The problem: Search the records for the word "this" and pick out every line that has it.

══ Dataset rows ══

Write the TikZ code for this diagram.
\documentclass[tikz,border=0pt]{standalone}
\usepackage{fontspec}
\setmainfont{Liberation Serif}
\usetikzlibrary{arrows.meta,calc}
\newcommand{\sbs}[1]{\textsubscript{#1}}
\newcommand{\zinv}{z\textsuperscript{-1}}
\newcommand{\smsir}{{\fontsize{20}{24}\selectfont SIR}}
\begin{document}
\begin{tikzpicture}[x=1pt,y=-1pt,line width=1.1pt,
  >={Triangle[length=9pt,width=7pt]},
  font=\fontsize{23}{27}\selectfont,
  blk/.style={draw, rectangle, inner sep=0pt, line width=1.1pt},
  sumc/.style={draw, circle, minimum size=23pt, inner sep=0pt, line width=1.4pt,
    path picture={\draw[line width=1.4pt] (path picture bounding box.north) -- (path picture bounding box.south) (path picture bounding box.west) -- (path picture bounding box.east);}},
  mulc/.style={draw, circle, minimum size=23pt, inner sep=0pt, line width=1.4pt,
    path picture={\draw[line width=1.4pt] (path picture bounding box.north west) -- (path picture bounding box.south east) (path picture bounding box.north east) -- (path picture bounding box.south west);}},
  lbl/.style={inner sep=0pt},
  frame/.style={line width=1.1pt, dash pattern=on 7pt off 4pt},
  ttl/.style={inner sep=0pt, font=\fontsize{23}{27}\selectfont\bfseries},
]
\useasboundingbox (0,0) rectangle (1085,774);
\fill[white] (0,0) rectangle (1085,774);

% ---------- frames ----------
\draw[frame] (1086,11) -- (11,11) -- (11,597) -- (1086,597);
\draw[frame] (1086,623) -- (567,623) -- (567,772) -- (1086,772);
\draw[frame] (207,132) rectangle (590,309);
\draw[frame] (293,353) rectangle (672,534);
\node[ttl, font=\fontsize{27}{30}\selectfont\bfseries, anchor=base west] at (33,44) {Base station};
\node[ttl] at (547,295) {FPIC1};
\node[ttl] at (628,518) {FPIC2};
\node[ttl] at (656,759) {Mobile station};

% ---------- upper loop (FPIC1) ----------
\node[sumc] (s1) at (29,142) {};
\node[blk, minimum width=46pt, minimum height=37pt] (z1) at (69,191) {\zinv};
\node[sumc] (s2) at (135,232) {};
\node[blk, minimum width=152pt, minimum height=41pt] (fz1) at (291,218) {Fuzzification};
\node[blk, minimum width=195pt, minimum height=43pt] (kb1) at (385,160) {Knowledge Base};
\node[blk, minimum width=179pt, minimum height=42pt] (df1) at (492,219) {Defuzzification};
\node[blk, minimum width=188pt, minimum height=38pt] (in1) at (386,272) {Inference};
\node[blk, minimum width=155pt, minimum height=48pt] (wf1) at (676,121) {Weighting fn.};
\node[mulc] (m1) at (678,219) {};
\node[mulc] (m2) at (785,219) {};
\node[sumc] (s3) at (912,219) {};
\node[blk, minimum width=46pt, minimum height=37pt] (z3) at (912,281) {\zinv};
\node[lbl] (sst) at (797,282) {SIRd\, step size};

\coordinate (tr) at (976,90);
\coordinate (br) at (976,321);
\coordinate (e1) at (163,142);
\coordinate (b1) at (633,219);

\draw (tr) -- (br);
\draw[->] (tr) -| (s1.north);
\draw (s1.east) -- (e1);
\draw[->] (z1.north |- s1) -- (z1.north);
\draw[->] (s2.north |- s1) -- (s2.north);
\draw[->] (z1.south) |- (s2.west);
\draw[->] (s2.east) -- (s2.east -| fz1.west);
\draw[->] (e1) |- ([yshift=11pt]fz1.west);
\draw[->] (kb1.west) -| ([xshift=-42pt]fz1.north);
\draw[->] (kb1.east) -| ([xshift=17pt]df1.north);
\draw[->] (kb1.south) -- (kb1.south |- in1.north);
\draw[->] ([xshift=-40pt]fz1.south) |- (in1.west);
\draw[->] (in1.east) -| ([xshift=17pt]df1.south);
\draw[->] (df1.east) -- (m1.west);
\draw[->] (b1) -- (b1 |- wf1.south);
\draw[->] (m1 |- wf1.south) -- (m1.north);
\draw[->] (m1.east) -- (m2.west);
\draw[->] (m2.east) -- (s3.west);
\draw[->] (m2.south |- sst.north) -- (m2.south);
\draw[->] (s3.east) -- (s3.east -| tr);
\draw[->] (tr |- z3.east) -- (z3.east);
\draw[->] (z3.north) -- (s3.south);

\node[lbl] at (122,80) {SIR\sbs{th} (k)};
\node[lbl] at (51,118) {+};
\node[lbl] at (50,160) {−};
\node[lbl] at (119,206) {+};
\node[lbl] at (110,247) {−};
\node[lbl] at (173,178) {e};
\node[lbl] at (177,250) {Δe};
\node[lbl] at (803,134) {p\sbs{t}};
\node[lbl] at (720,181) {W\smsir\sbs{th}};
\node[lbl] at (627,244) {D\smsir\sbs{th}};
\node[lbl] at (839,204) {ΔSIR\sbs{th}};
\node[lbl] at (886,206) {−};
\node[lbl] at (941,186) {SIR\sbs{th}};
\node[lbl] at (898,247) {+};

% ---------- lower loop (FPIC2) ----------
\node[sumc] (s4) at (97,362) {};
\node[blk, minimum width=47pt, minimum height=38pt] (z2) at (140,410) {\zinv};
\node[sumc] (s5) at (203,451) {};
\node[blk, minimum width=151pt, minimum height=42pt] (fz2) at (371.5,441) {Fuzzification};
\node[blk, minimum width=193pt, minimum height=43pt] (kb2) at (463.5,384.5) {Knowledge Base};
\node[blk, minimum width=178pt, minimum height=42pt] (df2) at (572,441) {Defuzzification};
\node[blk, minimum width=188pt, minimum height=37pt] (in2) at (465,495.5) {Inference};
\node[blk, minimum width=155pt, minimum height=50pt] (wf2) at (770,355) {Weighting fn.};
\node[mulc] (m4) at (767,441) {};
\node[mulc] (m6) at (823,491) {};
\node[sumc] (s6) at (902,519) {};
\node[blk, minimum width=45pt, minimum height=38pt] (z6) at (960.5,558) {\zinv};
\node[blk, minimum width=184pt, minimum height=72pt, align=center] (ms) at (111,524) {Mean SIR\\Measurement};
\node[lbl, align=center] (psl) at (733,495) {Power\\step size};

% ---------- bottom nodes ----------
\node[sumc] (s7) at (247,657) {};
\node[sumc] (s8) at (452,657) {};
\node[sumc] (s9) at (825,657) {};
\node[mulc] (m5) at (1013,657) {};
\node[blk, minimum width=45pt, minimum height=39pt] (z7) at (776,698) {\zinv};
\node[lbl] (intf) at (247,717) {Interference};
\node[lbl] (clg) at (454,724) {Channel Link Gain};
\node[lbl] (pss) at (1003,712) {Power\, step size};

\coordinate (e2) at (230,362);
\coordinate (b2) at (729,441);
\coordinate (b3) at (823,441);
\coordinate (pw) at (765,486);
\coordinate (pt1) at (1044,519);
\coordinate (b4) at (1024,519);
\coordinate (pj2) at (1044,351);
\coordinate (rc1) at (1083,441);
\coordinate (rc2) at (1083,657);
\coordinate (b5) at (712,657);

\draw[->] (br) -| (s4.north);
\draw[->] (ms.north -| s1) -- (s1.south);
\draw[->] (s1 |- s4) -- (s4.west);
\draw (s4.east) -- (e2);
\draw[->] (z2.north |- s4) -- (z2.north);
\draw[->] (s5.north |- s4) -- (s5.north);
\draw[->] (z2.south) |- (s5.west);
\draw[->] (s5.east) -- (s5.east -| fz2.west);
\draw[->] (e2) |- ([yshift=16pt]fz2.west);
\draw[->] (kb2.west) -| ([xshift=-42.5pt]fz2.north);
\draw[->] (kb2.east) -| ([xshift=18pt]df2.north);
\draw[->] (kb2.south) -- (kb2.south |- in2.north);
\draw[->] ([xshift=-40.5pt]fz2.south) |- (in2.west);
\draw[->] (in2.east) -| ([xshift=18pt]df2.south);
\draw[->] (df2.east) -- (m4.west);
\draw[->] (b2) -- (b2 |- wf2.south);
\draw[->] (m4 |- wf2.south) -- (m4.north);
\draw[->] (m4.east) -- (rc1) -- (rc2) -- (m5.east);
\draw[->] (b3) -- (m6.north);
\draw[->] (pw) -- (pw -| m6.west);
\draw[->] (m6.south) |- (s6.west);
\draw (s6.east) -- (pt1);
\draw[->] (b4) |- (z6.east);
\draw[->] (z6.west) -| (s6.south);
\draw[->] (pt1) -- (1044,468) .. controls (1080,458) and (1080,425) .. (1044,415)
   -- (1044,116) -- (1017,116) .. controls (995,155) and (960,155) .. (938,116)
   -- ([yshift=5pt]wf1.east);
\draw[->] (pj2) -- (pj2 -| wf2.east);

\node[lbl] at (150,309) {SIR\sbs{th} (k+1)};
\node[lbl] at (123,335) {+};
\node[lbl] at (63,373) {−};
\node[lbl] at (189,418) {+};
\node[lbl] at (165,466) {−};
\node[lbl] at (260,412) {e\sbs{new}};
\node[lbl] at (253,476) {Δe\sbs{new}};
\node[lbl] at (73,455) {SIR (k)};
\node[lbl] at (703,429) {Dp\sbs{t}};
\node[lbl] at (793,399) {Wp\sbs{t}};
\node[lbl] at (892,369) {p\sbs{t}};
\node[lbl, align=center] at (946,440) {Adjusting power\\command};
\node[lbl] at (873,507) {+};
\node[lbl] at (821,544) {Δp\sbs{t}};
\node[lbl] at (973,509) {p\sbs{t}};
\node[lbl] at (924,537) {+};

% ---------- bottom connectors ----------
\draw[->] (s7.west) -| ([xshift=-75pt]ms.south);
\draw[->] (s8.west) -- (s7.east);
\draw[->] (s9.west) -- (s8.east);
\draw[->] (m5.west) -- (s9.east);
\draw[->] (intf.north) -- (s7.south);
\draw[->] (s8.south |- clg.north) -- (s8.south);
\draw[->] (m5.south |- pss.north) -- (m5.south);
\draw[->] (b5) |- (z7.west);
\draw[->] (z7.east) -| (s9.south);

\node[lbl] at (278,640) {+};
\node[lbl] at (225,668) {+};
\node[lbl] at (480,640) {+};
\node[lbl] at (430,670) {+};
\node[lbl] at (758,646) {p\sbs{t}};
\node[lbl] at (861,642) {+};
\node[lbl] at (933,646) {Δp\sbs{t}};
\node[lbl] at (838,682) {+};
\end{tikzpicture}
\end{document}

═══
══ Dataset rows ══

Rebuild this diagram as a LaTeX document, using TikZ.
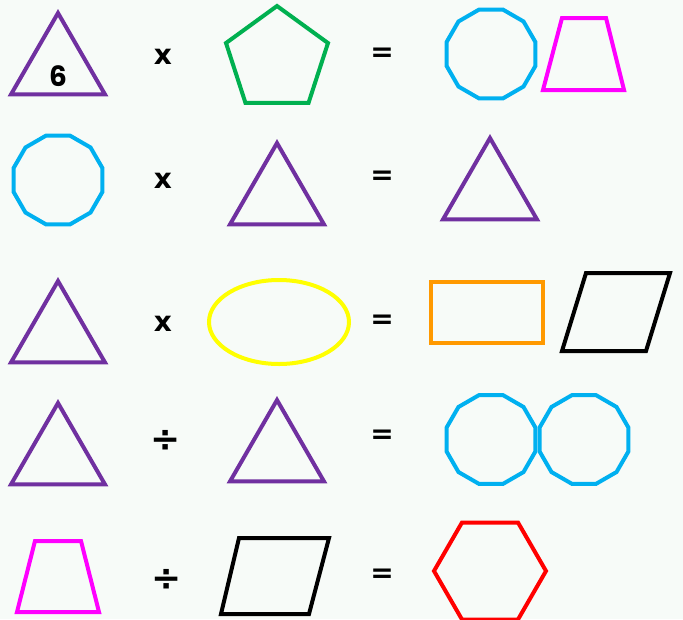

═══
══ Dataset rows ══

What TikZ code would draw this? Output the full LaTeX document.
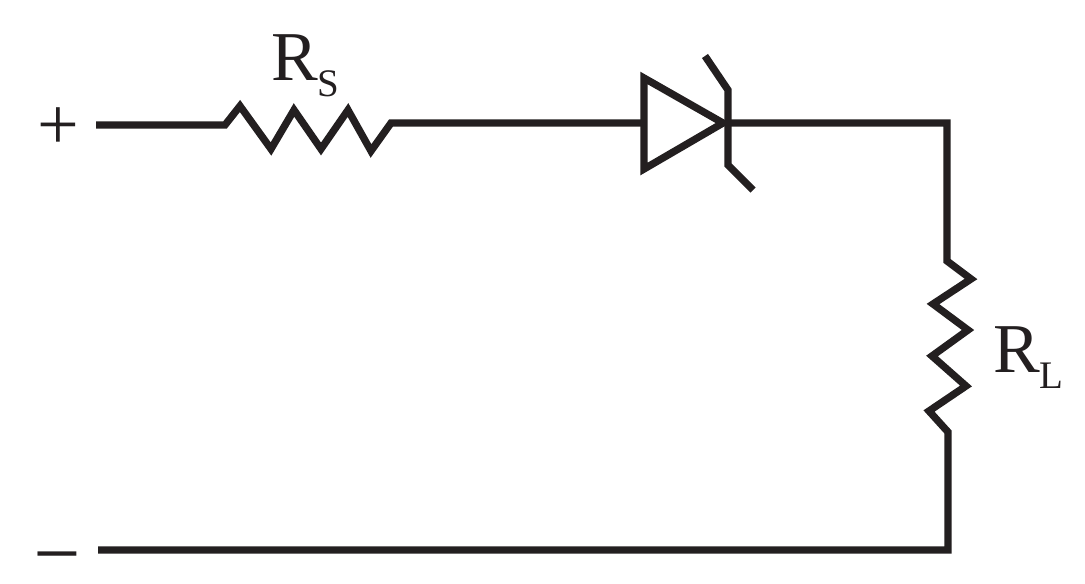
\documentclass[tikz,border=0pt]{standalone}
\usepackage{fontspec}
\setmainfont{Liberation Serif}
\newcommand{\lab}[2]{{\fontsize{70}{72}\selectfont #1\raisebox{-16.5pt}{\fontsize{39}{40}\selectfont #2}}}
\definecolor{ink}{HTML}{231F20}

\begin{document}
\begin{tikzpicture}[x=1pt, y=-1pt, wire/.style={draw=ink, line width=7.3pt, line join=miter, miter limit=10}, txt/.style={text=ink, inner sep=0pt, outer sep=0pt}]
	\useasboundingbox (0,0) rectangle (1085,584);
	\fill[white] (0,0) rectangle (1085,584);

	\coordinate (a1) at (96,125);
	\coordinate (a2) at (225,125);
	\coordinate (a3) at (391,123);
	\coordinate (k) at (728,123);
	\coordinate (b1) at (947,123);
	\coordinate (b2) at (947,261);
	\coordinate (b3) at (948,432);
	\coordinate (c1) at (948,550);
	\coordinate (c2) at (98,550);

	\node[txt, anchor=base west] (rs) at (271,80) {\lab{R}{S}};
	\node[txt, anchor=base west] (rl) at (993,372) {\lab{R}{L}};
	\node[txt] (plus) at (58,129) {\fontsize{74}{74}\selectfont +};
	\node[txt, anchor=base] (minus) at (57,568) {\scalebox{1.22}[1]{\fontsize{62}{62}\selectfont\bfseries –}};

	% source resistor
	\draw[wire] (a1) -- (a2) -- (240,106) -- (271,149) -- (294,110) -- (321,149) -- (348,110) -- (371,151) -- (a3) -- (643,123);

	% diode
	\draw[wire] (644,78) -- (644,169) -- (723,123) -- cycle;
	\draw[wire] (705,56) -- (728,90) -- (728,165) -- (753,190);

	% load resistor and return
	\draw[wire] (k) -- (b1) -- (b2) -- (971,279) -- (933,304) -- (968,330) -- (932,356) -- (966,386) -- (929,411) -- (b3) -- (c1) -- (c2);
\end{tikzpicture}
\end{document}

═══

Exercise result:
Write the TikZ code for this diagram.
Rebuild this diagram as a LaTeX document, using TikZ.
What TikZ code would draw this? Output the full LaTeX document.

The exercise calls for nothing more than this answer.